The head has been broken off, the hands defaced, and the lower portion of the slab is gone entirely. What remains is still legible enough to read: a figure in high relief, his left arm drawn across his chest clutching a fold of his mantle, his right gloved hand holding the other glove and the mantle string, his hair dressed below the ears. A trefoil canopy, the arched decorative frame carved above the figure, survives in badly damaged form, supported by a small corbel, with leaves curling up from the border on one side. The other edge is left with a plain chamfer. It is a fragment, clearly, but a precise and once-accomplished one.

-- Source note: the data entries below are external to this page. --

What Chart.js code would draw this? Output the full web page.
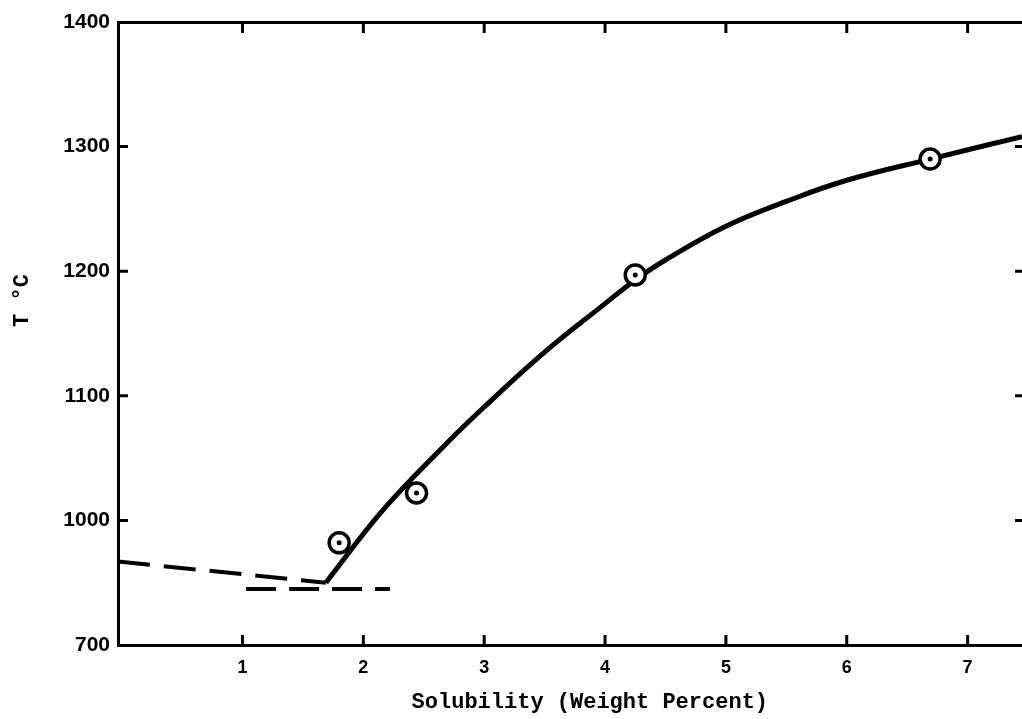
<!DOCTYPE html>
<html>
<head>
<meta charset="utf-8">
<script src="https://cdn.jsdelivr.net/npm/chart.js@4"></script>
<style>
  body { margin: 0; background: #fff; overflow: hidden; }
  #wrap { width: 1022px; height: 719px; }
</style>
</head>
<body>
<div id="wrap"><canvas id="solubility-chart"></canvas></div>
<script>
// measured points (circles)
const measuredX = [1.80, 2.44, 4.25, 6.69];
const measuredT = [982, 1022, 1197, 1290];

// solid solubility curve
const curveX = [1.69, 2.16, 2.66, 3.0, 3.5, 4.0, 4.25, 4.5, 5.0, 5.5, 6.0, 6.69, 7.45];
const curveT = [950, 1008, 1059, 1091, 1135, 1174, 1193, 1209, 1236, 1256, 1273, 1290, 1308];

// dashed lines
const slopeDashX = [-0.03, 1.69];
const slopeDashT = [967, 950];
const flatDashX = [1.03, 2.22];
const flatDashT = [945, 945];

// axis ticks
const xTickValues = [1, 2, 3, 4, 5, 6, 7];
const yTickValues = [900, 1000, 1100, 1200, 1300, 1400];
const yTickLabels = ['700', '1000', '1100', '1200', '1300', '1400'];

const pts = (xs, ys) => xs.map((v, i) => ({ x: v, y: ys[i] }));

// short tick marks pointing into the plot on all four sides
const inwardTicks = {
    id: 'inwardTicks',
    afterDraw(chart) {
        const { ctx, chartArea: a, scales: { x, y } } = chart;
        ctx.save();
        ctx.strokeStyle = '#000';
        ctx.lineWidth = 3;
        ctx.beginPath();
        xTickValues.forEach(v => {
            const px = x.getPixelForValue(v);
            ctx.moveTo(px, a.bottom);
            ctx.lineTo(px, a.bottom - 10);
            ctx.moveTo(px, a.top);
            ctx.lineTo(px, a.top + 11);
        });
        yTickValues.slice(1, -1).forEach(v => {
            const py = y.getPixelForValue(v);
            ctx.moveTo(a.left, py);
            ctx.lineTo(a.left + 10, py);
            ctx.moveTo(a.right, py);
            ctx.lineTo(a.right - 7, py);
        });
        ctx.stroke();
        ctx.restore();
    }
};

const solubilityCanvas = document.querySelector('#solubility-chart').getContext('2d');

let solubilityChart = new Chart(solubilityCanvas, {
    type: 'scatter',
    data: {
        datasets: [
            {
                data: pts(measuredX, measuredT),
                pointRadius: 2.5,
                pointBackgroundColor: '#000',
                pointBorderWidth: 0,
                order: 0
            },
            {
                data: pts(measuredX, measuredT),
                pointRadius: 10,
                pointBackgroundColor: '#fff',
                pointBorderColor: '#000',
                pointBorderWidth: 3.5,
                order: 1
            },
            {
                data: pts(curveX, curveT),
                showLine: true,
                borderColor: '#000',
                borderWidth: 5,
                pointRadius: 0,
                tension: 0.4,
                order: 2
            },
            {
                data: pts(slopeDashX, slopeDashT),
                showLine: true,
                borderColor: '#000',
                borderWidth: 4,
                borderDash: [32, 14],
                pointRadius: 0,
                order: 3
            },
            {
                data: pts(flatDashX, flatDashT),
                showLine: true,
                borderColor: '#000',
                borderWidth: 4,
                borderDash: [30, 13],
                pointRadius: 0,
                order: 3
            }
        ]
    },
    options: {
        responsive: true,
        maintainAspectRatio: false,
        animation: { duration: 0 },
        layout: { padding: 0, autoPadding: false },
        plugins: {
            legend: { display: false },
            tooltip: { enabled: false }
        },
        scales: {
            x: {
                type: 'linear',
                position: 'bottom',
                min: -0.03,
                max: 7.45,
                afterBuildTicks: s => { s.ticks = xTickValues.map(v => ({ value: v })); },
                afterFit: s => { s.height = 74; },
                grid: { display: false, drawTicks: false },
                border: { display: true, color: '#000', width: 3 },
                ticks: {
                    color: '#000',
                    padding: 12,
                    maxRotation: 0,
                    font: { family: 'Liberation Sans', size: 18, weight: 'bold' }
                },
                title: {
                    display: true,
                    text: '   Solubility (Weight Percent)',
                    color: '#000',
                    padding: { top: 0, bottom: 3 },
                    font: { family: 'Liberation Mono', size: 22, weight: 'bold' }
                }
            },
            x2: {
                type: 'linear',
                position: 'top',
                min: -0.03,
                max: 7.45,
                afterFit: s => { s.height = 22; },
                grid: { display: false, drawTicks: false },
                border: { display: true, color: '#000', width: 3 },
                ticks: { display: false }
            },
            y: {
                type: 'linear',
                min: 900,
                max: 1400,
                afterBuildTicks: s => { s.ticks = yTickValues.map(v => ({ value: v })); },
                afterFit: s => { s.width = 118; },
                grid: { display: false, drawTicks: false },
                border: { display: true, color: '#000', width: 3 },
                ticks: {
                    color: '#000',
                    padding: 8,
                    font: { family: 'Liberation Sans', size: 21, weight: 'bold' },
                    callback: (v) => yTickLabels[yTickValues.indexOf(v)]
                },
                title: {
                    display: true,
                    text: '     T °C',
                    color: '#000',
                    padding: { top: 9, bottom: 0 },
                    font: { family: 'Liberation Mono', size: 22, weight: 'bold' }
                }
            }
        }
    },
    plugins: [inwardTicks]
});
</script>
</body>
</html>
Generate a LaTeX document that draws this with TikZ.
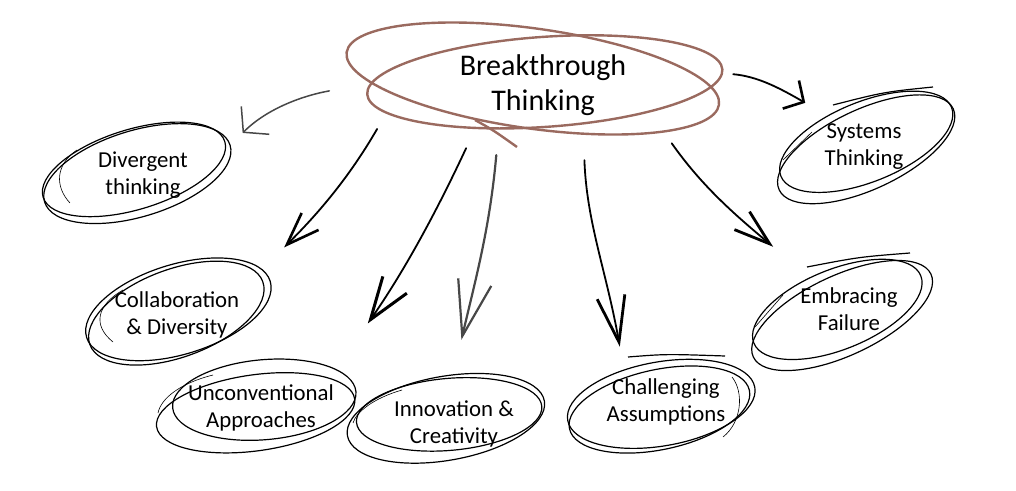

The slab dates to the late thirteenth century and was originally laid on the north side of a church belonging to the Franciscan Friary in Cashel town, specifically within the Hackett chapel. The Hackett family were among the founders and principal patrons of that chapel, and a Franciscan chronicler named Wadding, writing in 1734, recorded that many tombs of the founders and their associated families had been visible there. When the friary was demolished, the effigy was moved to the grounds of a convent that later occupied the same site, before eventually being transferred to its current home on the Rock. The figure's identity is not recorded, but given its location within the Hackett chapel and the quality of the carving, a connection to that founding family seems probable. The effigy measures 1.31 metres in length, tapering from 0.71 metres wide at the top to 0.57 metres at the surviving lower section.